In an advance that could open new avenues for solar cells, lasers and metamaterials, researchers at the University of Illinois have demonstrated the first optoelectronically active 3D photonic crystal.
‘We’ve discovered a way to change the three-dimensional structure of a well-established semiconductor material to enable new optical properties while maintaining its very attractive electrical properties,’ said Paul Braun, a professor of materials science, engineering and chemistry, who led the research effort.
Photonic crystals are materials that can control or manipulate light thanks to their unique physical structures; they can induce unusual phenomena and affect photon behaviour in ways that traditional optical materials and devices can’t.
Previous attempts at making 3D photonic crystals are said to have resulted in devices that are only optically active; they can direct light but are not electronically active, so they can’t turn electricity to light or vice versa.
The Illinois team’s photonic crystal is claimed to have both properties.
‘With our approach to fabricating photonic crystals, there’s a lot of potential to optimise electronic and optical properties simultaneously,’ said Erik Nelson, a former graduate student in Braun’s lab who now is a postdoctoral researcher at Harvard University. ‘It gives you the opportunity to control light in ways that are very unique to control the way it’s emitted and absorbed or how it propagates.’
To create a 3D photonic crystal that is both electronically and optically active, the researchers started with a template of tiny spheres packed together. Then, they deposit gallium arsenide (GaAs), filling in the gaps between the spheres.
The GaAs grows as a single crystal from the bottom up, a process called epitaxy. Epitaxy is common in industry to create flat, two-dimensional films of single-crystal semiconductors, but Braun’s group developed a way to apply it to an intricate three-dimensional structure.

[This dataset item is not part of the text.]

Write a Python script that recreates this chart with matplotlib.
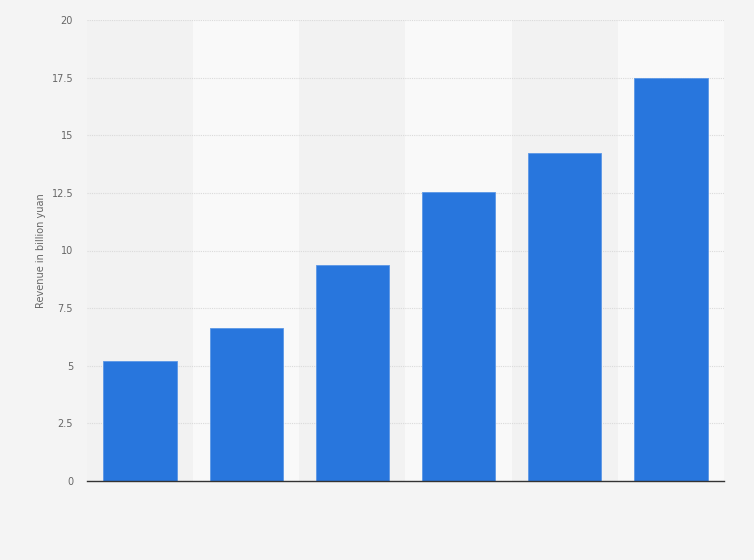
import numpy as np
import matplotlib.pyplot as plt

# bars, left to right (no category labels shown on the chart)
categories = ["1", "2", "3", "4", "5", "6"]
revenue = [5.19, 6.64, 9.35, 12.54, 14.23, 17.5]
yticks = [0, 2.5, 5, 7.5, 10, 12.5, 15, 17.5, 20]
ytick_labels = ["0", "2.5", "5", "7.5", "10", "12.5", "15", "17.5", "20"]

fig = plt.figure(figsize=(7.54, 5.6), dpi=100)
fig.patch.set_facecolor("#f4f4f4")
ax = fig.add_axes([87 / 754, 79 / 560, 637 / 754, 461 / 560])
ax.set_facecolor("none")

x = np.arange(len(categories))

# alternating column shading
for i in x:
    ax.axvspan(i - 0.5, i + 0.5, color="#f2f2f2" if i % 2 == 0 else "#f9f9f9",
               zorder=0, lw=0)

ax.bar(x, revenue, width=0.69, color="#2876dd", edgecolor="#5b97e6",
       linewidth=0.6, zorder=3)

ax.set_xlim(-0.5, len(categories) - 0.5)
ax.set_ylim(0, 20)
ax.set_yticks(yticks)
ax.set_yticklabels(ytick_labels)
ax.set_xticks(x)
ax.set_xticklabels([])
ax.tick_params(axis="x", length=0)
ax.tick_params(axis="y", length=0, pad=10, labelsize=7, labelcolor="#666666")

ax.grid(axis="y", color="#dadada", linestyle=(0, (1, 1)), linewidth=0.8, zorder=1)
ax.set_axisbelow(True)

for s in ["top", "right", "left"]:
    ax.spines[s].set_visible(False)
ax.spines["bottom"].set_color("#333333")
ax.spines["bottom"].set_linewidth(1.0)
ax.spines["bottom"].set_zorder(4)

ax.set_ylabel("Revenue in billion yuan", fontsize=7, color="#666666", labelpad=4)

fig.savefig("out.png", dpi=100, facecolor=fig.get_facecolor())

‘The key discovery here was that we grew single-crystal semiconductor through this complex template,’ said Braun. ‘Gallium arsenide wants to grow as a film on the substrate from the bottom up, but it runs into the template and goes around it. It’s almost as though the template is filling up with water. As long as you keep growing GaAs, it keeps filling the template from the bottom up until you reach the top surface.’
The epitaxial approach reportedly eliminates many of the defects introduced by top-down fabrication methods. Another advantage is the ease of creating layered heterostructures. For example, a quantum well layer could be introduced into the photonic crystal by partially filling the template with GaAs and then briefly switching the vapour stream to another material.
Once the template is full, the researchers remove the spheres, leaving a complex, porous 3D structure of single-crystal semiconductor. Then they coat the entire structure with a very thin layer of a semiconductor with a wider bandgap to improve performance and prevent surface recombination.
To test their technique, the group built a 3D photonic crystal LED, which is claimed to be the first such working device.
Now, Braun’s group is working to optimise the structure for specific applications.
The team published its advance in the journal Nature Materials.